→ **Exercise directions**: Transcribe the data in full and exactly, omitting any pictures.

→ **Supplied information**:
********************

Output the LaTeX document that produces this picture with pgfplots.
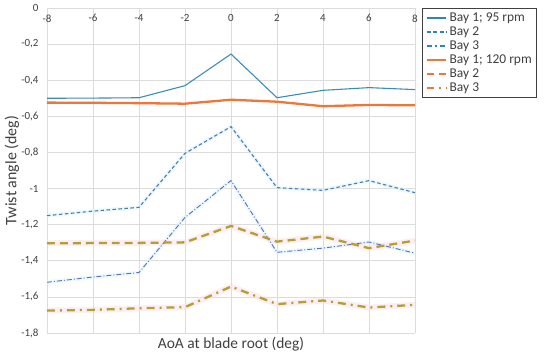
\documentclass[border=0pt]{standalone}
\usepackage{pgfplots}
\pgfplotsset{compat=1.18}
\usepackage{fontspec}
\setmainfont{Carlito}
\definecolor{bluesolid}{HTML}{3A8DBA}
\definecolor{legblue}{HTML}{2A86C0}
\definecolor{bluedash}{HTML}{4F78B8}
\definecolor{bluedashdot}{HTML}{6468C0}
\definecolor{orangeline}{HTML}{F07538}
\definecolor{oliveline}{HTML}{B3A032}
\definecolor{pinkglow}{HTML}{FBDDE8}
\definecolor{cyanglow}{HTML}{DDF6F8}
\definecolor{gridgray}{HTML}{DCDCDC}
\definecolor{ticktext}{HTML}{404040}
\begin{document}
\begin{tikzpicture}
\path[use as bounding box] (-47bp,-24bp) rectangle (503bp,333bp);
\begin{axis}[
  scale only axis,
  width=368bp, height=325bp,
  xmin=-8, xmax=8, ymin=-1.8, ymax=0,
  xtick={-8,-6,...,8},
  ytick={-1.8,-1.6,...,0},
  xticklabel pos=upper,
  xticklabel style={anchor=north, yshift=-3bp, font=\fontsize{11}{12}\selectfont, text=ticktext},
  yticklabel style={font=\fontsize{11}{12}\selectfont, text=ticktext, xshift=-5bp},
  /pgf/number format/.cd, use comma, fixed, precision=1, assume math mode=true,
  /pgfplots/.cd,
  yticklabel={\pgfmathprintnumber[fixed,use comma,precision=1,assume math mode=true]{\tick}},
  grid=major,
  major grid style={gridgray, line width=0.6pt},
  axis line style={draw=none},
  tick style={draw=none},
  ylabel={Twist angle (deg)},
  ylabel style={font=\fontsize{16}{18}\selectfont, text=ticktext, at={(axis description cs:-0.095,0.5)}, anchor=center},
  xlabel={AoA at blade root (deg)},
  xlabel style={font=\fontsize{15.5}{18}\selectfont, text=ticktext, at={(axis description cs:0.5,0)}, anchor=north, yshift=-1bp},
  legend style={at={(axis description cs:1,1)}, anchor=north west, xshift=7bp,
    draw=ticktext, line width=0.7pt, font=\fontsize{13.5}{14}\selectfont,
    inner xsep=3bp, inner ysep=2.5bp, row sep=-0.2bp,
    /tikz/every even column/.append style={column sep=0pt}},
  legend cell align=left,
  legend image code/.code={\draw[#1] (0cm,0cm) -- (0.7cm,0cm);},
  clip=false,
]
% glows
\addplot[cyanglow, line width=4pt, opacity=0.6, forget plot] coordinates {(-8,-1.15) (-6,-1.125) (-4,-1.104) (-2,-0.805) (0,-0.657) (2,-0.995) (4,-1.01) (6,-0.956) (8,-1.023)};
\addplot[cyanglow, line width=4pt, opacity=0.6, forget plot] coordinates {(-8,-1.519) (-6,-1.49) (-4,-1.465) (-2,-1.16) (0,-0.956) (2,-1.353) (4,-1.33) (6,-1.296) (8,-1.358)};
\addplot[pinkglow, line width=6pt, opacity=0.5, forget plot] coordinates {(-8,-1.303) (-6,-1.302) (-4,-1.301) (-2,-1.298) (0,-1.207) (2,-1.294) (4,-1.266) (6,-1.33) (8,-1.288)};
\addplot[pinkglow, line width=6pt, opacity=0.5, forget plot] coordinates {(-8,-1.676) (-6,-1.672) (-4,-1.663) (-2,-1.657) (0,-1.543) (2,-1.64) (4,-1.62) (6,-1.659) (8,-1.644)};
% main lines
\addplot[bluesolid, line width=1.1pt, forget plot] coordinates {(-8,-0.5) (-6,-0.499) (-4,-0.497) (-2,-0.43) (0,-0.255) (2,-0.497) (4,-0.456) (6,-0.441) (8,-0.452)};
\addplot[bluedash, line width=1.1pt, dash pattern=on 3.5pt off 2.5pt, forget plot] coordinates {(-8,-1.15) (-6,-1.125) (-4,-1.104) (-2,-0.805) (0,-0.657) (2,-0.995) (4,-1.01) (6,-0.956) (8,-1.023)};
\addplot[bluedashdot, line width=0.9pt, dash pattern=on 5pt off 2pt on 1pt off 2pt, forget plot] coordinates {(-8,-1.519) (-6,-1.49) (-4,-1.465) (-2,-1.16) (0,-0.956) (2,-1.353) (4,-1.33) (6,-1.296) (8,-1.358)};
\addplot[orangeline, line width=2.3pt, forget plot] coordinates {(-8,-0.524) (-6,-0.525) (-4,-0.527) (-2,-0.53) (0,-0.508) (2,-0.519) (4,-0.544) (6,-0.537) (8,-0.539)};
\addplot[oliveline, line width=2.3pt, dash pattern=on 8pt off 5pt, forget plot] coordinates {(-8,-1.303) (-6,-1.302) (-4,-1.301) (-2,-1.298) (0,-1.207) (2,-1.294) (4,-1.266) (6,-1.33) (8,-1.288)};
\addplot[oliveline, line width=2.3pt, dash pattern=on 8pt off 5pt on 2pt off 5pt, forget plot] coordinates {(-8,-1.676) (-6,-1.672) (-4,-1.663) (-2,-1.657) (0,-1.543) (2,-1.64) (4,-1.62) (6,-1.659) (8,-1.644)};
% legend
\addlegendimage{legblue, line width=1.4pt}
\addlegendentry{\textcolor{ticktext}{Bay 1; 95 rpm}}
\addlegendimage{legblue, line width=1.5pt, dash pattern=on 4pt off 2.5pt}
\addlegendentry{\textcolor{ticktext}{Bay 2}}
\addlegendimage{legblue, line width=1.5pt, dash pattern=on 5pt off 3pt on 2pt off 3pt}
\addlegendentry{\textcolor{ticktext}{Bay 3}}
\addlegendimage{orangeline, line width=2.5pt}
\addlegendentry{\textcolor{ticktext}{Bay 1; 120 rpm}}
\addlegendimage{orangeline, line width=2.5pt, dash pattern=on 7pt off 5pt}
\addlegendentry{\textcolor{ticktext}{Bay 2}}
\addlegendimage{orangeline, line width=2.5pt, dash pattern=on 7pt off 5pt on 2pt off 5pt}
\addlegendentry{\textcolor{ticktext}{Bay 3}}
\end{axis}
\end{tikzpicture}
\end{document}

********************

→ **Task output**:
Output the LaTeX document that produces this picture with pgfplots.
\documentclass[border=0pt]{standalone}
\usepackage{pgfplots}
\pgfplotsset{compat=1.18}
\usepackage{fontspec}
\setmainfont{Carlito}
\definecolor{bluesolid}{HTML}{3A8DBA}
\definecolor{legblue}{HTML}{2A86C0}
\definecolor{bluedash}{HTML}{4F78B8}
\definecolor{bluedashdot}{HTML}{6468C0}
\definecolor{orangeline}{HTML}{F07538}
\definecolor{oliveline}{HTML}{B3A032}
\definecolor{pinkglow}{HTML}{FBDDE8}
\definecolor{cyanglow}{HTML}{DDF6F8}
\definecolor{gridgray}{HTML}{DCDCDC}
\definecolor{ticktext}{HTML}{404040}
\begin{document}
\begin{tikzpicture}
\path[use as bounding box] (-47bp,-24bp) rectangle (503bp,333bp);
\begin{axis}[
  scale only axis,
  width=368bp, height=325bp,
  xmin=-8, xmax=8, ymin=-1.8, ymax=0,
  xtick={-8,-6,...,8},
  ytick={-1.8,-1.6,...,0},
  xticklabel pos=upper,
  xticklabel style={anchor=north, yshift=-3bp, font=\fontsize{11}{12}\selectfont, text=ticktext},
  yticklabel style={font=\fontsize{11}{12}\selectfont, text=ticktext, xshift=-5bp},
  /pgf/number format/.cd, use comma, fixed, precision=1, assume math mode=true,
  /pgfplots/.cd,
  yticklabel={\pgfmathprintnumber[fixed,use comma,precision=1,assume math mode=true]{\tick}},
  grid=major,
  major grid style={gridgray, line width=0.6pt},
  axis line style={draw=none},
  tick style={draw=none},
  ylabel={Twist angle (deg)},
  ylabel style={font=\fontsize{16}{18}\selectfont, text=ticktext, at={(axis description cs:-0.095,0.5)}, anchor=center},
  xlabel={AoA at blade root (deg)},
  xlabel style={font=\fontsize{15.5}{18}\selectfont, text=ticktext, at={(axis description cs:0.5,0)}, anchor=north, yshift=-1bp},
  legend style={at={(axis description cs:1,1)}, anchor=north west, xshift=7bp,
    draw=ticktext, line width=0.7pt, font=\fontsize{13.5}{14}\selectfont,
    inner xsep=3bp, inner ysep=2.5bp, row sep=-0.2bp,
    /tikz/every even column/.append style={column sep=0pt}},
  legend cell align=left,
  legend image code/.code={\draw[#1] (0cm,0cm) -- (0.7cm,0cm);},
  clip=false,
]
% glows
\addplot[cyanglow, line width=4pt, opacity=0.6, forget plot] coordinates {(-8,-1.15) (-6,-1.125) (-4,-1.104) (-2,-0.805) (0,-0.657) (2,-0.995) (4,-1.01) (6,-0.956) (8,-1.023)};
\addplot[cyanglow, line width=4pt, opacity=0.6, forget plot] coordinates {(-8,-1.519) (-6,-1.49) (-4,-1.465) (-2,-1.16) (0,-0.956) (2,-1.353) (4,-1.33) (6,-1.296) (8,-1.358)};
\addplot[pinkglow, line width=6pt, opacity=0.5, forget plot] coordinates {(-8,-1.303) (-6,-1.302) (-4,-1.301) (-2,-1.298) (0,-1.207) (2,-1.294) (4,-1.266) (6,-1.33) (8,-1.288)};
\addplot[pinkglow, line width=6pt, opacity=0.5, forget plot] coordinates {(-8,-1.676) (-6,-1.672) (-4,-1.663) (-2,-1.657) (0,-1.543) (2,-1.64) (4,-1.62) (6,-1.659) (8,-1.644)};
% main lines
\addplot[bluesolid, line width=1.1pt, forget plot] coordinates {(-8,-0.5) (-6,-0.499) (-4,-0.497) (-2,-0.43) (0,-0.255) (2,-0.497) (4,-0.456) (6,-0.441) (8,-0.452)};
\addplot[bluedash, line width=1.1pt, dash pattern=on 3.5pt off 2.5pt, forget plot] coordinates {(-8,-1.15) (-6,-1.125) (-4,-1.104) (-2,-0.805) (0,-0.657) (2,-0.995) (4,-1.01) (6,-0.956) (8,-1.023)};
\addplot[bluedashdot, line width=0.9pt, dash pattern=on 5pt off 2pt on 1pt off 2pt, forget plot] coordinates {(-8,-1.519) (-6,-1.49) (-4,-1.465) (-2,-1.16) (0,-0.956) (2,-1.353) (4,-1.33) (6,-1.296) (8,-1.358)};
\addplot[orangeline, line width=2.3pt, forget plot] coordinates {(-8,-0.524) (-6,-0.525) (-4,-0.527) (-2,-0.53) (0,-0.508) (2,-0.519) (4,-0.544) (6,-0.537) (8,-0.539)};
\addplot[oliveline, line width=2.3pt, dash pattern=on 8pt off 5pt, forget plot] coordinates {(-8,-1.303) (-6,-1.302) (-4,-1.301) (-2,-1.298) (0,-1.207) (2,-1.294) (4,-1.266) (6,-1.33) (8,-1.288)};
\addplot[oliveline, line width=2.3pt, dash pattern=on 8pt off 5pt on 2pt off 5pt, forget plot] coordinates {(-8,-1.676) (-6,-1.672) (-4,-1.663) (-2,-1.657) (0,-1.543) (2,-1.64) (4,-1.62) (6,-1.659) (8,-1.644)};
% legend
\addlegendimage{legblue, line width=1.4pt}
\addlegendentry{\textcolor{ticktext}{Bay 1; 95 rpm}}
\addlegendimage{legblue, line width=1.5pt, dash pattern=on 4pt off 2.5pt}
\addlegendentry{\textcolor{ticktext}{Bay 2}}
\addlegendimage{legblue, line width=1.5pt, dash pattern=on 5pt off 3pt on 2pt off 3pt}
\addlegendentry{\textcolor{ticktext}{Bay 3}}
\addlegendimage{orangeline, line width=2.5pt}
\addlegendentry{\textcolor{ticktext}{Bay 1; 120 rpm}}
\addlegendimage{orangeline, line width=2.5pt, dash pattern=on 7pt off 5pt}
\addlegendentry{\textcolor{ticktext}{Bay 2}}
\addlegendimage{orangeline, line width=2.5pt, dash pattern=on 7pt off 5pt on 2pt off 5pt}
\addlegendentry{\textcolor{ticktext}{Bay 3}}
\end{axis}
\end{tikzpicture}
\end{document}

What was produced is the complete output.